The comment by the former Lagos State governor is coming barely hours after Minister of Finance, Zainab Ahmed, said the administration has concluded plans to increase revenue by introducing new taxes.

Mrs Ahmed who spoke at the public hearing on the 2019 budget organised by the Senate and House of Representatives committees on appropriation Wednesday said the federal government has devised a new revenue initiative to increase revenue to fund this year's budget.

She said the initiative is segregated into three thematic areas and appealed for the support of the National Assembly.

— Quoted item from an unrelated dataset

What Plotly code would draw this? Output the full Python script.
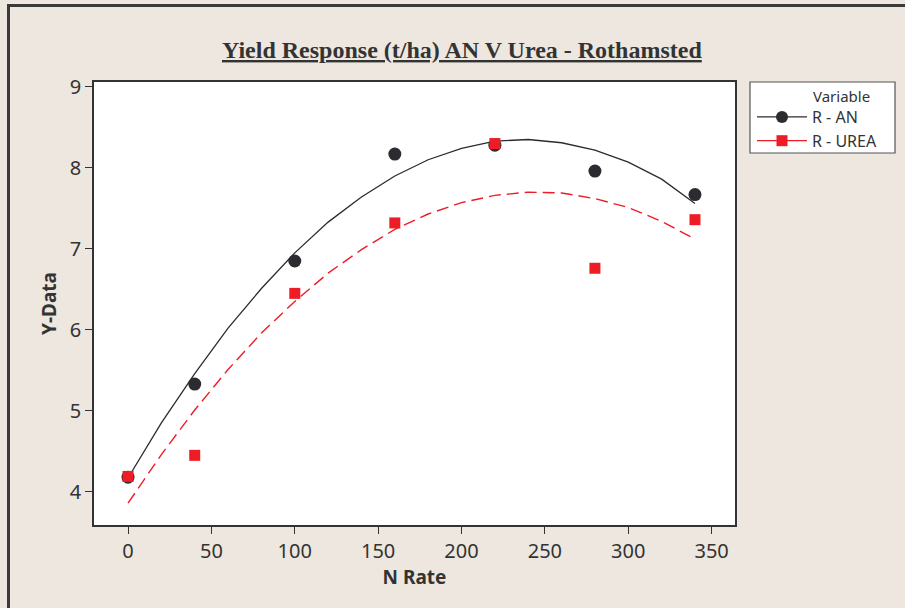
import plotly.graph_objects as go

# Observed data
n_rate = [0, 40, 100, 160, 220, 280, 340]
an_yield = [4.18, 5.33, 6.85, 8.17, 8.28, 7.96, 7.67]
urea_yield = [4.19, 4.45, 6.45, 7.32, 8.30, 6.76, 7.36]

# Fitted curves
fit_x = [0, 20, 40, 60, 80, 100, 120, 140, 160, 180, 200, 220, 240, 260, 280, 300, 320, 340]
an_fit = [4.17, 4.85, 5.46, 6.02, 6.51, 6.95, 7.33, 7.64, 7.90, 8.10, 8.24, 8.33, 8.35, 8.31, 8.22, 8.07, 7.86, 7.56]
urea_fit = [3.86, 4.46, 5.01, 5.51, 5.96, 6.35, 6.70, 6.99, 7.24, 7.43, 7.57, 7.66, 7.70, 7.69, 7.62, 7.51, 7.34, 7.12]

x_ticks = [0, 50, 100, 150, 200, 250, 300, 350]
y_ticks = [4, 5, 6, 7, 8, 9]

BLACK = "#2b2b30"
RED = "#ee1c25"
BG = "#ede7df"
TXT = "#333333"

fig = go.Figure()
fig.add_trace(go.Scatter(x=fit_x, y=an_fit, mode="lines", line=dict(color=BLACK, width=1.3),
                         showlegend=False, hoverinfo="skip"))
fig.add_trace(go.Scatter(x=fit_x, y=urea_fit, mode="lines",
                         line=dict(color=RED, width=1.4, dash="12px,6px"),
                         showlegend=False, hoverinfo="skip"))
fig.add_trace(go.Scatter(x=n_rate, y=an_yield, mode="markers",
                         marker=dict(symbol="circle", size=13, color=BLACK),
                         showlegend=False))
fig.add_trace(go.Scatter(x=n_rate, y=urea_yield, mode="markers",
                         marker=dict(symbol="square", size=11, color=RED),
                         showlegend=False))
# legend-only entries
fig.add_trace(go.Scatter(x=[None], y=[None], mode="lines+markers", name="R - AN",
                         line=dict(color=BLACK, width=1.3),
                         marker=dict(symbol="circle", size=12, color=BLACK)))
fig.add_trace(go.Scatter(x=[None], y=[None], mode="lines+markers", name="R - UREA",
                         line=dict(color=RED, width=1.3),
                         marker=dict(symbol="square", size=11, color=RED)))

W, H = 905, 608
L, R, T, B = 94, 735, 82, 525
pw, ph = R - L, B - T

def px_x(p):
    return (p - L) / pw

def px_y(p):
    return (B - p) / ph

fig.update_layout(
    width=W, height=H,
    margin=dict(l=L, r=W - R, t=T, b=H - B),
    paper_bgcolor=BG,
    plot_bgcolor="white",
    font=dict(family="Noto Sans", color=TXT),
    showlegend=True,
    legend=dict(x=px_x(752), y=px_y(100), xanchor="left", yanchor="top",
                bgcolor="rgba(0,0,0,0)", borderwidth=0,
                font=dict(family="Noto Sans", size=16, color=TXT),
                itemwidth=50, tracegroupgap=0),
    annotations=[
        dict(text="<b><u>Yield Response (t/ha) AN V Urea - Rothamsted</u></b>",
             xref="paper", yref="paper", x=px_x(462), y=px_y(50),
             xanchor="center", yanchor="middle", showarrow=False,
             font=dict(family="Liberation Serif", size=24, color=TXT)),
        dict(text="Variable", xref="paper", yref="paper", x=px_x(811), y=px_y(96),
             xanchor="left", yanchor="middle", showarrow=False,
             font=dict(family="Noto Sans", size=15, color=TXT)),
    ],
    shapes=[
        dict(type="rect", xref="paper", yref="paper",
             x0=px_x(8.5), x1=px_x(930), y0=px_y(5.5), y1=px_y(640),
             line=dict(color="#3a3a3a", width=3), fillcolor="rgba(0,0,0,0)", layer="below"),
        dict(type="rect", xref="paper", yref="paper",
             x0=px_x(750), x1=px_x(895), y0=px_y(82), y1=px_y(153),
             line=dict(color="#555555", width=1.2), fillcolor="white", layer="below"),
    ],
)

fig.update_xaxes(range=[-20.4, 364], tickvals=x_ticks, ticks="outside", ticklen=7,
                 tickcolor=TXT, tickwidth=1.3, showgrid=False, zeroline=False,
                 showline=True, linecolor=TXT, linewidth=1.5, mirror=True,
                 tickfont=dict(size=20, color=TXT),
                 title=dict(text="<b>N Rate</b>", font=dict(size=19, color=TXT), standoff=6))
fig.update_yaxes(range=[3.59, 9.06], tickvals=y_ticks, ticks="outside", ticklen=7,
                 tickcolor=TXT, tickwidth=1.3, showgrid=False, zeroline=False,
                 showline=True, linecolor=TXT, linewidth=1.5, mirror=True,
                 tickfont=dict(size=20, color=TXT),
                 title=dict(text="<b>Y-Data</b>", font=dict(size=19, color=TXT), standoff=8))

fig.write_html("out.html", config={"displayModeBar": False},
               post_script="document.body.style.margin='0';")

Opposing any plan to increase taxes, Mr Tinubu said the government should rather widen the tax net and include those who are not yet being taxed. "Let's make the nets get bigger so we take in more taxes.

"That is what we must do in the country instead of putting an additional layer of taxes for now."

Voices Against Tax Increase

Apart from Mr Tinubu, many Nigerians, labour unions and civic groups have kicked against the plan to increase taxes, warning against its ripple effect on the masses.

They particularly questioned the wisdom behind the government's plan on increasing VAT to fund the minimum wage.

Days before the announcement by the finance minister, Budget and National Planning Minister, Udo Udoma, had explained that the government was planning on increasing VAT by 50 per cent to pay the new national minimum wage.

The Senate had passed for third reading a bill seeking to increase Nigeria's minimum wage from N18,000 to N30,000.

Opposing the VAT plan, the President of the United Labour Congress (ULC) said the workers' union would not accept any increase on taxes.

He said if the government was contemplating an increase in VAT to fund the new minimum wage, it should be discussed with stakeholders.

Also, Nigeria's influential employer's union warned that increasing VAT after approving a new wage would have far-reaching implications for the economy.

The VAT is currently being charged at five per cent.